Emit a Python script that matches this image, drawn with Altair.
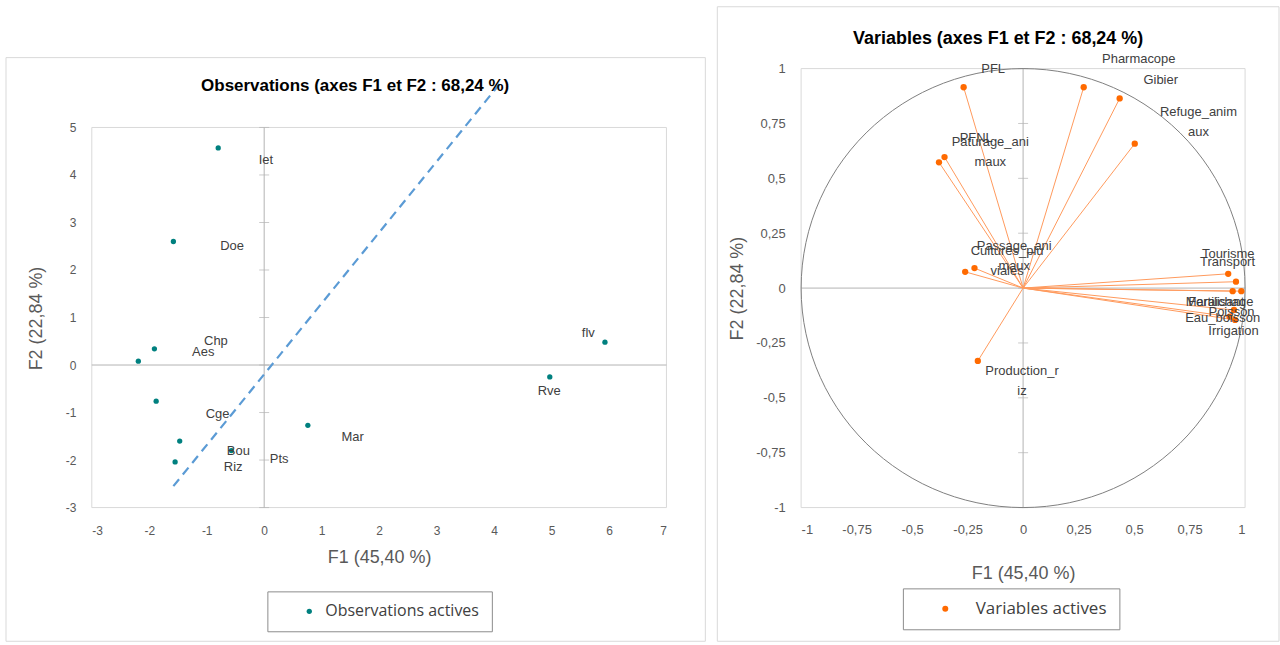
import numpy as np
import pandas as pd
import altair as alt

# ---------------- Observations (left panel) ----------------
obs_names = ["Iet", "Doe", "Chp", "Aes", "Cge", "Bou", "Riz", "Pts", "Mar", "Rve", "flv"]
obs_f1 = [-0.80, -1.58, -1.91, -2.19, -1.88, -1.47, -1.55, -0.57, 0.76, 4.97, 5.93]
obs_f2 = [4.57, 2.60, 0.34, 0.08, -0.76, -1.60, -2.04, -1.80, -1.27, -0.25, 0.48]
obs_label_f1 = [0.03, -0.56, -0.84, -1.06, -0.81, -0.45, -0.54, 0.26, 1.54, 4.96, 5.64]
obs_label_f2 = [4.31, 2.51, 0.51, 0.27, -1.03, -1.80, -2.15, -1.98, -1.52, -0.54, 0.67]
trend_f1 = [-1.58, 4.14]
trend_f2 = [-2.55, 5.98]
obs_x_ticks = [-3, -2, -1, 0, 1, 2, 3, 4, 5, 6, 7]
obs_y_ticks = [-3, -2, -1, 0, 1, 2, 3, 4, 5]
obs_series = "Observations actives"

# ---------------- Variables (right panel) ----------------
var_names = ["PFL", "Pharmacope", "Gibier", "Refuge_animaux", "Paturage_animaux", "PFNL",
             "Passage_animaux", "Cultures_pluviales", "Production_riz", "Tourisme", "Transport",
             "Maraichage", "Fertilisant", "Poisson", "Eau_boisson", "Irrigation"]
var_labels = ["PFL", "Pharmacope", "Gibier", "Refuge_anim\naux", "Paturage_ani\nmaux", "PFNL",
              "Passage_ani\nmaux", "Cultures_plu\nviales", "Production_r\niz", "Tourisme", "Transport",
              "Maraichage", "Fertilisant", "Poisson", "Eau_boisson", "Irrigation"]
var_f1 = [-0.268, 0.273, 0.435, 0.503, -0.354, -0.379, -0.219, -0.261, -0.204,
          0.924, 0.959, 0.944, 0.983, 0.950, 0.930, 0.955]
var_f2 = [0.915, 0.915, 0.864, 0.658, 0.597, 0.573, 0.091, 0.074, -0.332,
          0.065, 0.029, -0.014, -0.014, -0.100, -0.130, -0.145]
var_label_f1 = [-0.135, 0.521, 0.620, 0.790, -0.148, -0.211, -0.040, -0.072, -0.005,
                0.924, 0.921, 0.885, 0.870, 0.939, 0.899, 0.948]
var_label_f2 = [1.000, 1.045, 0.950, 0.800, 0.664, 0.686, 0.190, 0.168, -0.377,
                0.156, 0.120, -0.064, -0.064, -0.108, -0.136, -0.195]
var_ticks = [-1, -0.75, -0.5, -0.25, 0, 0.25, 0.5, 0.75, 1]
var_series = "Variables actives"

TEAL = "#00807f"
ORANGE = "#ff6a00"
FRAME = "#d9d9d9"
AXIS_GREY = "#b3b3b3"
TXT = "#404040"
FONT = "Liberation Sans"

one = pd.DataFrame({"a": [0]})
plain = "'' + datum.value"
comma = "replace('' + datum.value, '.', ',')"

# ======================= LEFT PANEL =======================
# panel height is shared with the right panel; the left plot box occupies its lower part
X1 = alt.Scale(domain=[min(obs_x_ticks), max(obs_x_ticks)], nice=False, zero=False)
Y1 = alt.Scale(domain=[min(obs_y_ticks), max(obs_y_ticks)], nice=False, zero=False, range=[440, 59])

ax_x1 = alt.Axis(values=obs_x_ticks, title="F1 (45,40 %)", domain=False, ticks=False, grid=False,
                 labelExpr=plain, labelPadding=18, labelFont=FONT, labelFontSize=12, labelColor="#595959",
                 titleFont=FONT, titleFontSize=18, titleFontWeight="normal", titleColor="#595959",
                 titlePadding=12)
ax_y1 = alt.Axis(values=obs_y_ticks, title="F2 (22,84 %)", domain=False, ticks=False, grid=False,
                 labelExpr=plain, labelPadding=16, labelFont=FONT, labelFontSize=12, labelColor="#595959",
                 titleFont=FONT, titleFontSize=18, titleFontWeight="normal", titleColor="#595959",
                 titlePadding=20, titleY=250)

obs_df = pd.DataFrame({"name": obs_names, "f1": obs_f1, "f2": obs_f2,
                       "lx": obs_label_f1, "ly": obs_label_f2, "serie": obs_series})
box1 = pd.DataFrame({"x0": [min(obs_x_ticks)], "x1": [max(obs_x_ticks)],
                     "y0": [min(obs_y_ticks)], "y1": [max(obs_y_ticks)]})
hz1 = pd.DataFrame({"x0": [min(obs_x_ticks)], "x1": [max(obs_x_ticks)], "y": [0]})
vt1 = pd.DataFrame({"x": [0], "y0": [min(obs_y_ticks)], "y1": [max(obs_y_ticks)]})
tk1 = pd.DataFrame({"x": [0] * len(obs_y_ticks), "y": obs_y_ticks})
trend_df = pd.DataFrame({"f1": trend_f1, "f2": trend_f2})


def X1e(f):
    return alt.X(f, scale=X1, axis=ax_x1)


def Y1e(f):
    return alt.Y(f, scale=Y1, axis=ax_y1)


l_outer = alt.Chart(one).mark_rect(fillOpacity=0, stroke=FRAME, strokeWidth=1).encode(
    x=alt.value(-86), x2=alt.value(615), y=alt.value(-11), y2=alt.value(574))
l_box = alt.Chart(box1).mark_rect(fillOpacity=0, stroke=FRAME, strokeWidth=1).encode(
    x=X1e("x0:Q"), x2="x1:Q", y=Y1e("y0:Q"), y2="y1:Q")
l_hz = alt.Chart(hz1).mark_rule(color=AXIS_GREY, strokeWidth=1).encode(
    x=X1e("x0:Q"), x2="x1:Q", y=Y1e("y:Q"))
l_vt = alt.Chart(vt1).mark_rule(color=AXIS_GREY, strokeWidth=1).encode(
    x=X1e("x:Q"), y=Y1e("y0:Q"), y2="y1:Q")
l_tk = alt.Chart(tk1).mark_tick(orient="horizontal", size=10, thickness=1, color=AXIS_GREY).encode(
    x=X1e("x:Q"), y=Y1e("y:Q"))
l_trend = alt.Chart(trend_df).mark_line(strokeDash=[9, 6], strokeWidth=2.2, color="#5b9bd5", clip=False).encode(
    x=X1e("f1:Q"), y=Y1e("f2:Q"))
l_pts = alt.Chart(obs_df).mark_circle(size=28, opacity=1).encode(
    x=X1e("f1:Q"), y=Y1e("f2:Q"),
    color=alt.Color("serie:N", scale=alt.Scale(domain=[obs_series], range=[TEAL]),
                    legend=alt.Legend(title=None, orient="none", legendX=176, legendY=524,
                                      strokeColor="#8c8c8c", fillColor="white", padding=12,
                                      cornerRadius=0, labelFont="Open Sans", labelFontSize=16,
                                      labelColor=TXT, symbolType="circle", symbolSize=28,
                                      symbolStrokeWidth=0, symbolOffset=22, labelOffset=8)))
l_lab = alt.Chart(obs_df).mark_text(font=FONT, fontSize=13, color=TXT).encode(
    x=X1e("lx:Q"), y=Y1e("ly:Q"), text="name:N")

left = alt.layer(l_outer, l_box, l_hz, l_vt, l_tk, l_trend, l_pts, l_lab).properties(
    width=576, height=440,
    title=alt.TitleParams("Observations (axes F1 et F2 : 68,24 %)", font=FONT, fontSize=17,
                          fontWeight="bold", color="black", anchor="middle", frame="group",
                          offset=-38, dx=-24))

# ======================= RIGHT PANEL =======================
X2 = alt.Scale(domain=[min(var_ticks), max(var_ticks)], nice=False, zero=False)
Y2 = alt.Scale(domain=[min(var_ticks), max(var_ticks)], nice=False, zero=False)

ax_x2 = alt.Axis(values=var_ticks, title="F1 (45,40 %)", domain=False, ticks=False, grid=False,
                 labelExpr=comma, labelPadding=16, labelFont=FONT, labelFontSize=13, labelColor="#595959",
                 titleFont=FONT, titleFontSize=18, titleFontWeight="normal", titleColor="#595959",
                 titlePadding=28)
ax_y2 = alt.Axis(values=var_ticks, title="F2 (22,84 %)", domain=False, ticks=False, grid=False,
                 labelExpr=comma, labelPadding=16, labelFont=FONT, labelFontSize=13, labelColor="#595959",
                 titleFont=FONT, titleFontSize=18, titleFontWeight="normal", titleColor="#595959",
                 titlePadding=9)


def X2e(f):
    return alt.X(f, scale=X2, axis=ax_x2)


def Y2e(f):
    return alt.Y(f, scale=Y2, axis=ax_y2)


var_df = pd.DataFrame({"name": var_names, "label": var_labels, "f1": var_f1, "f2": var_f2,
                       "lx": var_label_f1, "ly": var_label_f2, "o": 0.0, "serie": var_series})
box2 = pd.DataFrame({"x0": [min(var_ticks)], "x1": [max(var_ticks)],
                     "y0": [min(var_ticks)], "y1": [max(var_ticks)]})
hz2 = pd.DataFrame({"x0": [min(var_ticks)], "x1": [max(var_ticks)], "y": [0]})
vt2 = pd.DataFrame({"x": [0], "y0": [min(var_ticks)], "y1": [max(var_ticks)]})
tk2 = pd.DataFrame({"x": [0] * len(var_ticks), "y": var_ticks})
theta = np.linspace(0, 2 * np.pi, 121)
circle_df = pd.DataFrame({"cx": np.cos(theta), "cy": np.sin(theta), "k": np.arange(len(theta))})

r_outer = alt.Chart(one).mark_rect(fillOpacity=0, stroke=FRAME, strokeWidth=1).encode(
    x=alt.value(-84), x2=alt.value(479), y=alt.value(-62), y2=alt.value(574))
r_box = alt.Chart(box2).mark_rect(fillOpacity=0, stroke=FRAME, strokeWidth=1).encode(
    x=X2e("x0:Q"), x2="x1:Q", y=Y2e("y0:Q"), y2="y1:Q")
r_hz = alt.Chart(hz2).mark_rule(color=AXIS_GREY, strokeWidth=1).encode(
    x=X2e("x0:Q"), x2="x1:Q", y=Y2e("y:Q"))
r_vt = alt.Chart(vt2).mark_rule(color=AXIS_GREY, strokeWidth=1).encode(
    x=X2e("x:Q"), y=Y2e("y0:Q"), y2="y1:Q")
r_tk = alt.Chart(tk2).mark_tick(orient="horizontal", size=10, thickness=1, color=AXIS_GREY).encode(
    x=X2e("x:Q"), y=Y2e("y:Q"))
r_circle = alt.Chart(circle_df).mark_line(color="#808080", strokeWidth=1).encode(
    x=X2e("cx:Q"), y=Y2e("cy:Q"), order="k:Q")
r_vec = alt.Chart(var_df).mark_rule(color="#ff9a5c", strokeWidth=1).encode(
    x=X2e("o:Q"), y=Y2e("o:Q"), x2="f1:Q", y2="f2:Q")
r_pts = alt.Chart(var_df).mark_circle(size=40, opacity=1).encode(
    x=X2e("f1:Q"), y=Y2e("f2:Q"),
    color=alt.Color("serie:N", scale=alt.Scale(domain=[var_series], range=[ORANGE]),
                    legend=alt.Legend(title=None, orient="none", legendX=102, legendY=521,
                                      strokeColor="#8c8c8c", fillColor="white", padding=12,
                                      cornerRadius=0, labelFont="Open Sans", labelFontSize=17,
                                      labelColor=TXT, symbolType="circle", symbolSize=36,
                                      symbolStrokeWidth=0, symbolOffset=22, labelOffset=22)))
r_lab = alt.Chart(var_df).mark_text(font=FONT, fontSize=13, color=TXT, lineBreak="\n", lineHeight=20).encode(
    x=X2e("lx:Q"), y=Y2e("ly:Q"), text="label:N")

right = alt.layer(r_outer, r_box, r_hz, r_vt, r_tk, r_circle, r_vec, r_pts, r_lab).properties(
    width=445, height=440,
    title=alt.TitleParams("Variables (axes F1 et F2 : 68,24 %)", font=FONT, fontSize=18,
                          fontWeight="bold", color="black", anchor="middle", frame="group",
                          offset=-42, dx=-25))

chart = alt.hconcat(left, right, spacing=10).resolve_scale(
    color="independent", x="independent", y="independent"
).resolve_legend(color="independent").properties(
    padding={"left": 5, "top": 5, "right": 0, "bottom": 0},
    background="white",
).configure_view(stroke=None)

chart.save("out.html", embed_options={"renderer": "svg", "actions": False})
# # #
_Instruction:_ Write out exactly the opening lines of the data, stopping after the line that holds "import altair as alt". Exclude pictures.

_Complete response:_
Emit a Python script that matches this image, drawn with Altair.
import numpy as np
import pandas as pd
import altair as alt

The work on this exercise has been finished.